I am comparing stable-baselines3, tianshou and rllib for the best performance of PPO.

Pitch

Recompute the advantage in learning ppo.

 Checklist

Miffyli commented 3 years ago

Hmm indeed it seems to be a beneficial and simple trick to add, but is not part of the original PPO (not a "baseline"). Granted, we have some other small modifications in the PPO compared to the original OAI baselines. @araffin what would be your take? I am up for such a feature (not too intrusive, seems beneficial, has proper experiments behind it).

yangysc commented 3 years ago

Hmm indeed it seems to be a beneficial and simple trick to add, but is not part of the original PPO (not a "baseline"). Granted, we have some other small modifications in the PPO compared to the original OAI baselines. @araffin what would be your take? I am up for such a feature (not too intrusive, seems beneficial, has proper experiments behind it).

Thanks for your support. Yes, it does not belong to the original PPO, but maybe we can leave it as an option and let more users give feedbacks. I would like to benchmark the difference on my personal task if it comes out.

araffin commented 3 years ago

Hello, if you want to try it out, you mostly need to avoid overwriting the variables here: https://github.com/DLR-RM/stable-baselines3/blob/master/stable_baselines3/common/buffers.py#L441 and recompute values (using current vf function) + advantages (using compute_returns_and_advantage()) at every epoch.

On including that feature into SB3, I'm afraid that would require to hack the code in several places...

yangysc commented 3 years ago

compute_returns_and_advantage

Hello, many thanks for your help.
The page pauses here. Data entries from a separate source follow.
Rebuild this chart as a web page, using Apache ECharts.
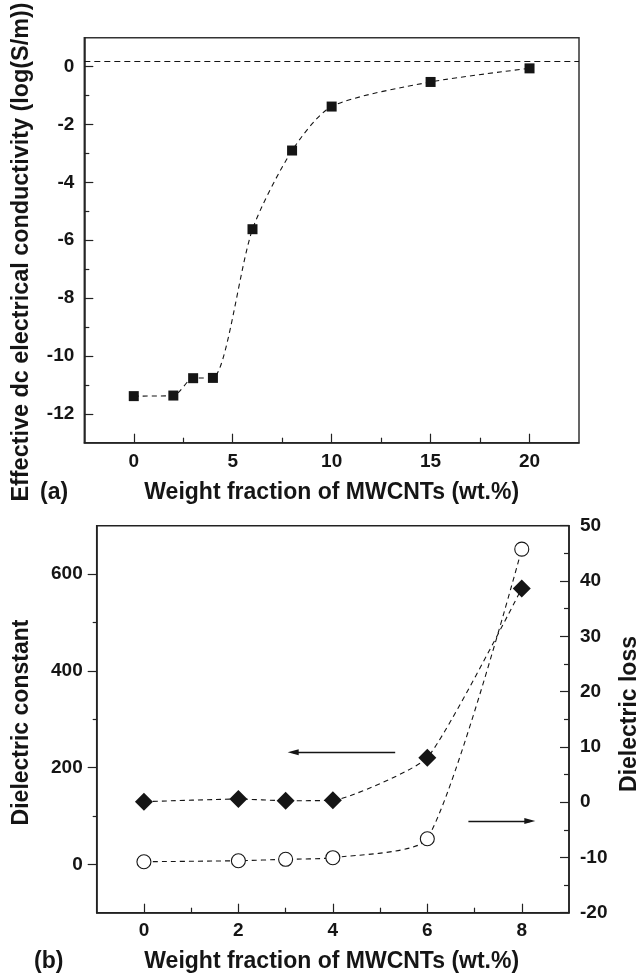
<!DOCTYPE html>
<html>
<head>
<meta charset="utf-8">
<script src="https://cdn.jsdelivr.net/npm/echarts@6/dist/echarts.min.js"></script>
<style>
  html, body { margin: 0; padding: 0; background: #fff; }
  #chartBox { width: 641px; height: 975px; }
</style>
</head>
<body>
<div id="chartBox"></div>
<script>
// (a) conductivity vs MWCNT loading
const fracA = [0, 2, 3, 4, 6, 8, 10, 15, 20]
const condA = [-11.39, -11.37, -10.77, -10.76, -5.62, -2.9, -1.38, -0.53, -0.06]
const refLevelA = 0.17
const xTicksA = [0, 5, 10, 15, 20]
const xMinorA = [2.5, 7.5, 12.5, 17.5]
const yTicksA = [-12, -10, -8, -6, -4, -2, 0]
const yMinorA = [-11, -9, -7, -5, -3, -1]

// (b) dielectric constant / loss
const fracB = [0, 2, 3, 4, 6, 8]
const constB = [129.5, 135, 131.5, 132.3, 220.4, 570.4]
const lossB = [-10.78, -10.6, -10.34, -10.05, -6.62, 45.76]
const xTicksB = [0, 2, 4, 6, 8]
const xMinorB = [1, 3, 5, 7]
const yTicksB = [0, 200, 400, 600]
const yMinorB = [100, 300, 500]
// arrows (x, dielectric constant units)
const arrowLeft = [[5.32, 231.6], [3.16, 231.6]]
const arrowRight = [[6.87, 89.6], [8.17, 89.6]]

const FONT = 'Liberation Sans, Arial, sans-serif'
const INK = '#151515'

function labelStyle(margin, values) {
  return { customValues: values, fontSize: 19, fontWeight: 'bold', fontFamily: FONT, color: INK, margin: margin }
}
function lineAxis(show) {
  return { show: show, onZero: false, lineStyle: { color: '#222', width: 1.5 } }
}
function ticks(values, len, inside) {
  return { show: true, customValues: values, inside: inside, length: len, lineStyle: { color: '#222', width: 1.2 } }
}

let myChart = echarts.init(document.getElementById('chartBox'))

myChart.setOption({
  animation: false,
  grid: [
    { left: 84.3, top: 37.7, width: 494.7, height: 405, show: true, borderColor: '#333', borderWidth: 1.5, outerBoundsMode: 'none' },
    { left: 96.7, top: 525.7, width: 472.3, height: 387, show: true, borderColor: '#222', borderWidth: 1.5, outerBoundsMode: 'none' }
  ],
  xAxis: [
    { gridIndex: 0, type: 'value', min: -2.5, max: 22.5, position: 'bottom',
      axisLine: lineAxis(true), axisTick: ticks(xTicksA, 9, true), axisLabel: labelStyle(10, xTicksA), splitLine: { show: false } },
    { gridIndex: 0, type: 'value', min: -2.5, max: 22.5, position: 'bottom',
      axisLine: lineAxis(false), axisTick: ticks(xMinorA, 5, true), axisLabel: { show: false }, splitLine: { show: false } },
    { gridIndex: 1, type: 'value', min: -1, max: 9, position: 'bottom',
      axisLine: lineAxis(true), axisTick: ticks(xTicksB, 9, true), axisLabel: labelStyle(9, xTicksB), splitLine: { show: false } },
    { gridIndex: 1, type: 'value', min: -1, max: 9, position: 'bottom',
      axisLine: lineAxis(false), axisTick: ticks(xMinorB, 5, true), axisLabel: { show: false }, splitLine: { show: false } }
  ],
  yAxis: [
    { gridIndex: 0, type: 'value', min: -13, max: 1, position: 'left',
      axisLine: lineAxis(true), axisTick: ticks(yTicksA, 9, true), axisLabel: labelStyle(10, yTicksA), splitLine: { show: false } },
    { gridIndex: 0, type: 'value', min: -13, max: 1, position: 'left',
      axisLine: lineAxis(false), axisTick: ticks(yMinorA, 5, true), axisLabel: { show: false }, splitLine: { show: false } },
    { gridIndex: 1, type: 'value', min: -100, max: 700, position: 'left',
      axisLine: lineAxis(true), axisTick: ticks(yTicksB, 9, false), axisLabel: labelStyle(14, yTicksB), splitLine: { show: false } },
    { gridIndex: 1, type: 'value', min: -100, max: 700, position: 'left',
      axisLine: lineAxis(false), axisTick: ticks(yMinorB, 4, false), axisLabel: { show: false }, splitLine: { show: false } },
    { gridIndex: 1, type: 'value', min: -20, max: 50, interval: 10, position: 'right',
      axisLine: lineAxis(true),
      axisTick: { show: true, inside: true, length: 9, lineStyle: { color: '#222', width: 1.2 } },
      minorTick: { show: true, splitNumber: 2, length: 5, lineStyle: { color: '#222', width: 1.2 } },
      axisLabel: { fontSize: 19, fontWeight: 'bold', fontFamily: FONT, color: INK, margin: 11 },
      splitLine: { show: false } }
  ],
  series: [
    {
      name: 'conductivity',
      type: 'line',
      xAxisIndex: 0,
      yAxisIndex: 0,
      smooth: 0.25,
      symbol: 'rect',
      symbolSize: 10,
      itemStyle: { color: INK },
      lineStyle: { color: INK, width: 1.1, type: [5, 4] },
      data: fracA.map((x, i) => [x, condA[i]]),
      markLine: {
        silent: true,
        symbol: 'none',
        label: { show: false },
        lineStyle: { color: INK, width: 1.2, type: [6, 4] },
        data: [{ yAxis: refLevelA }]
      }
    },
    {
      name: 'dielectric constant',
      type: 'line',
      xAxisIndex: 2,
      yAxisIndex: 2,
      smooth: 0.15,
      symbol: 'diamond',
      symbolSize: 18,
      itemStyle: { color: INK },
      lineStyle: { color: INK, width: 1.1, type: [5, 4] },
      data: fracB.map((x, i) => [x, constB[i]]),
      markLine: {
        silent: true,
        label: { show: false },
        lineStyle: { color: INK, width: 1.3, type: 'solid' },
        data: [arrowLeft, arrowRight].map(a => [
          { coord: a[0], symbol: 'none' },
          { coord: a[1], symbol: 'triangle', symbolSize: [6, 11] }
        ])
      }
    },
    {
      name: 'dielectric loss',
      type: 'line',
      xAxisIndex: 2,
      yAxisIndex: 4,
      smooth: 0.2,
      symbol: 'circle',
      symbolSize: 14,
      itemStyle: { color: '#fff', borderColor: INK, borderWidth: 1.1 },
      lineStyle: { color: INK, width: 1.1, type: [5, 4] },
      data: fracB.map((x, i) => [x, lossB[i]])
    }
  ],
  graphic: [
    { type: 'text', x: 22, y: 252, rotation: Math.PI / 2,
      style: { text: 'Effective dc electrical conductivity (log(S/m))', font: 'bold 23.4px ' + FONT, fill: INK, textAlign: 'center', textVerticalAlign: 'middle' } },
    { type: 'text', x: 40, y: 493,
      style: { text: '(a)', font: 'bold 23px ' + FONT, fill: INK, textAlign: 'left', textVerticalAlign: 'middle' } },
    { type: 'text', x: 331.7, y: 493,
      style: { text: 'Weight fraction of MWCNTs (wt.%)', font: 'bold 23px ' + FONT, fill: INK, textAlign: 'center', textVerticalAlign: 'middle' } },
    { type: 'text', x: 22, y: 722.5, rotation: Math.PI / 2,
      style: { text: 'Dielectric constant', font: 'bold 23px ' + FONT, fill: INK, textAlign: 'center', textVerticalAlign: 'middle' } },
    { type: 'text', x: 630, y: 714, rotation: Math.PI / 2,
      style: { text: 'Dielectric loss', font: 'bold 23px ' + FONT, fill: INK, textAlign: 'center', textVerticalAlign: 'middle' } },
    { type: 'text', x: 34, y: 962,
      style: { text: '(b)', font: 'bold 23px ' + FONT, fill: INK, textAlign: 'left', textVerticalAlign: 'middle' } },
    { type: 'text', x: 331.7, y: 962,
      style: { text: 'Weight fraction of MWCNTs (wt.%)', font: 'bold 23px ' + FONT, fill: INK, textAlign: 'center', textVerticalAlign: 'middle' } }
  ]
})
</script>
</body>
</html>
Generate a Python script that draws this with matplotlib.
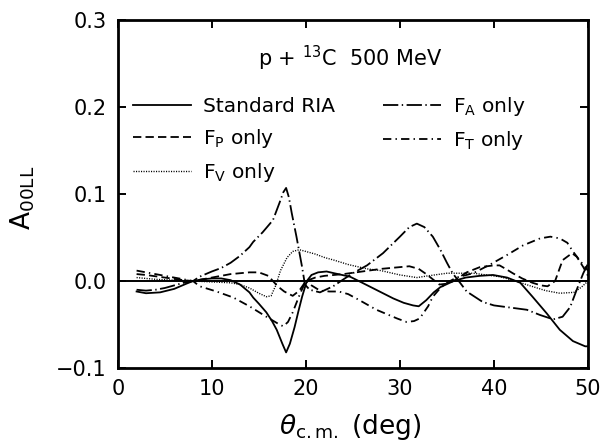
import matplotlib
matplotlib.use("Agg")
import matplotlib.pyplot as plt

plt.rcParams['font.family'] = ['DejaVu Sans']
plt.rcParams['mathtext.fontset'] = 'dejavusans'
plt.rcParams['lines.scale_dashes'] = False

# Standard RIA
ria_x = [2, 3, 4.5, 6, 7.3, 8, 9, 10, 11, 12, 13, 14, 14.4, 15, 15.8, 16.4, 16.9, 17.5, 17.9, 18.3,
         18.8, 19.2, 19.6, 20.1, 20.6, 21.3, 22.2, 23, 24.7, 26, 27.1, 28.2, 29.3, 30.4, 31.4, 32,
         32.8, 33.6, 34.3, 35.7, 37, 38.5, 39.9, 41.4, 42.8, 44.1, 45.6, 47, 48.4, 49.7, 50]
ria_y = [-0.012, -0.014, -0.013, -0.009, -0.003, 0.0, 0.002, 0.003, 0.003, 0.001, -0.004, -0.013,
         -0.019, -0.026, -0.036, -0.046, -0.056, -0.072, -0.082, -0.072, -0.053, -0.035, -0.018, 0.0,
         0.007, 0.010, 0.011, 0.009, 0.005, -0.002, -0.008, -0.014, -0.020, -0.025, -0.028, -0.029,
         -0.022, -0.013, -0.007, 0.0, 0.004, 0.006, 0.007, 0.004, -0.002, -0.018, -0.037, -0.056,
         -0.069, -0.075, -0.075]

# F_P only
fp_x = [2, 3, 5, 7, 8, 9, 10, 11, 12, 13, 14, 15, 16, 17, 17.7, 18.6, 19.3, 20, 21, 22, 24, 26,
        28, 29, 30, 31, 32, 32.8, 33.5, 34.2, 35, 35.7, 37.1, 38.5, 40, 40.6, 41.4, 42, 43, 44.1,
        45, 45.7, 46.5, 47.3, 48.3, 48.8, 49.5, 50]
fp_y = [0.008, 0.007, 0.004, 0.001, 0.0, 0.002, 0.004, 0.006, 0.008, 0.009, 0.010, 0.010, 0.006,
        -0.006, -0.012, -0.017, -0.011, 0.0, 0.004, 0.006, 0.008, 0.011, 0.014, 0.015, 0.016, 0.017,
        0.014, 0.008, 0.002, -0.004, -0.003, 0.0, 0.010, 0.016, 0.018, 0.018, 0.013, 0.009, 0.003,
        -0.002, -0.005, -0.006, 0.0, 0.024, 0.032, 0.028, 0.016, 0.006]

# F_V only
fv_x = [2, 4, 6, 8, 10, 12, 13, 14, 15, 15.8, 16.3, 16.8, 17.3, 18, 18.6, 19.3, 20, 21, 22, 23,
        24.5, 26.5, 28, 30, 31.8, 33, 35, 37.8, 40.6, 42, 44, 45.5, 47, 48.5, 49.3, 50]
fv_y = [0.004, 0.002, 0.001, 0.0, -0.001, -0.002, -0.004, -0.008, -0.014, -0.018, -0.017, -0.005,
        0.012, 0.027, 0.034, 0.036, 0.034, 0.031, 0.027, 0.024, 0.019, 0.014, 0.012, 0.007, 0.004,
        0.006, 0.009, 0.009, 0.005, 0.001, -0.006, -0.011, -0.014, -0.013, -0.007, 0.0]

# F_A only
fa_x = [2, 3, 4, 5, 6, 7, 8, 8.7, 10, 11, 12, 13, 14, 14.4, 15.4, 16.5, 17.2, 17.6, 17.9, 18.2,
        18.5, 19, 19.6, 19.9, 20.4, 21.5, 22.9, 24, 25, 26.5, 28.2, 30, 31, 31.8, 32.6, 33.5, 34.3,
        35, 35.6, 36.4, 37.1, 38.8, 40, 41.4, 43.5, 44.9, 46.3, 47.3, 48.1, 48.8, 49.5, 50]
fa_y = [-0.010, -0.011, -0.010, -0.008, -0.005, -0.002, 0.0, 0.005, 0.011, 0.015, 0.021, 0.029,
        0.039, 0.045, 0.056, 0.070, 0.090, 0.102, 0.107, 0.096, 0.078, 0.051, 0.016, -0.004, -0.010,
        -0.013, -0.006, 0.002, 0.009, 0.018, 0.032, 0.051, 0.062, 0.066, 0.062, 0.051, 0.036, 0.021,
        0.009, -0.002, -0.012, -0.024, -0.028, -0.030, -0.033, -0.039, -0.044, -0.041, -0.030,
        -0.010, 0.009, 0.020]

# F_T only
ft_x = [2, 3, 4, 5, 6, 7, 8, 8.7, 10.5, 12.3, 14, 15.8, 17.2, 17.6, 18.1, 18.6, 19.4, 20, 20.6,
        21.5, 22.5, 23.5, 24.5, 25.7, 27.5, 29.7, 30.7, 31.5, 32.1, 33, 33.5, 34.3, 35, 36, 37.8,
        39.6, 41.4, 43.1, 44.9, 46, 47, 47.8, 48.4, 49.1, 49.7, 50]
ft_y = [0.012, 0.010, 0.008, 0.006, 0.004, 0.002, 0.0, -0.006, -0.012, -0.019, -0.029, -0.041,
        -0.050, -0.052, -0.047, -0.036, -0.014, 0.0, -0.005, -0.011, -0.012, -0.012, -0.015, -0.022,
        -0.033, -0.043, -0.047, -0.046, -0.043, -0.029, -0.018, -0.008, -0.002, 0.004, 0.009, 0.019,
        0.030, 0.041, 0.049, 0.051, 0.049, 0.044, 0.034, 0.024, 0.016, 0.012]

labels = ["Standard RIA", r"F$_\mathrm{P}$ only", r"F$_\mathrm{V}$ only",
          r"F$_\mathrm{A}$ only", r"F$_\mathrm{T}$ only"]
x_ticks = [0, 10, 20, 30, 40, 50]
y_ticks = [-0.1, 0.0, 0.1, 0.2, 0.3]

fig = plt.figure(figsize=(6.04, 4.44), dpi=100)
ax = fig.add_axes([0.195, 0.171, 0.7785, 0.784])

lw = 1.3
ax.axhline(0.0, color='black', lw=1.4, zorder=1)
h1, = ax.plot(ria_x, ria_y, color='black', lw=lw, label=labels[0])
h2, = ax.plot(fp_x, fp_y, color='black', lw=lw, dashes=(6, 3), label=labels[1])
h3, = ax.plot(fv_x, fv_y, color='black', lw=1.0, dashes=(0.8, 1.0), label=labels[2])
h4, = ax.plot(fa_x, fa_y, color='black', lw=lw, dashes=(11, 2.5, 1, 2.5), label=labels[3])
h5, = ax.plot(ft_x, ft_y, color='black', lw=lw, dashes=(6, 3, 1, 3), label=labels[4])

ax.set_xlim(0, 50)
ax.set_ylim(-0.1, 0.3)
ax.set_xticks(x_ticks)
ax.set_yticks(y_ticks)
ax.set_xticklabels([str(t) for t in x_ticks])
ax.set_yticklabels([f"{t:.1f}".replace('-', '\u2212') for t in y_ticks])
ax.tick_params(direction='in', length=6, width=1.4, top=True, right=True,
               labelsize=15, pad=8)
for s in ax.spines.values():
    s.set_linewidth(2.0)

ax.set_ylabel(r"A$_\mathrm{00LL}$", fontsize=19)
ax.yaxis.set_label_coords(-0.172, 0.49)
ax.set_xlabel(r"$\theta_\mathrm{c.m.}$ (deg)", fontsize=19)
ax.xaxis.set_label_coords(0.494, -0.127)

ax.text(24.7, 0.256, r"p + $^{13}$C  500 MeV", ha='center', va='center', fontsize=15)

leg = ax.legend(handles=[h1, h2, h3, h4, h5], ncol=2, loc='upper left',
                bbox_to_anchor=(0.032, 0.785), frameon=False, fontsize=14.5,
                handlelength=2.9, handletextpad=0.6, columnspacing=2.35,
                labelspacing=0.55, borderaxespad=0.0, borderpad=0.0)

fig.savefig("out.png", dpi=100)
The second parameter for compute_returns_and_advantage() is the variable done. How can I get this from the buffer?

Thanks again.

araffin commented 3 years ago

the last episode starts are saved: https://github.com/DLR-RM/stable-baselines3/blob/df6f9de8f46509dad47e6d2e5620aa993b0fc883/stable_baselines3/common/on_policy_algorithm.py#L200 and the last values can be recomputed using last observation.

Please give it a try and then you can put a link to your code if we want to checkout ;)

yangysc commented 3 years ago

solved.......:) Thanks

davidsblom commented 3 years ago

@yangysc does it help to recompute the advantage?

yangysc commented 3 years ago

@yangysc does it help to recompute the advantage?

I did as araffin kindly suggested. Here is the result for Cartpole. It seems recomputing would be slightly better for this case, despite the fps would drop.

recompute_adv_cartpole
araffin commented 3 years ago

thanks for sharing, btw, are you recomputing it after each epoch or each gradient step? and is there a public link (if someone else is interested in the future) ?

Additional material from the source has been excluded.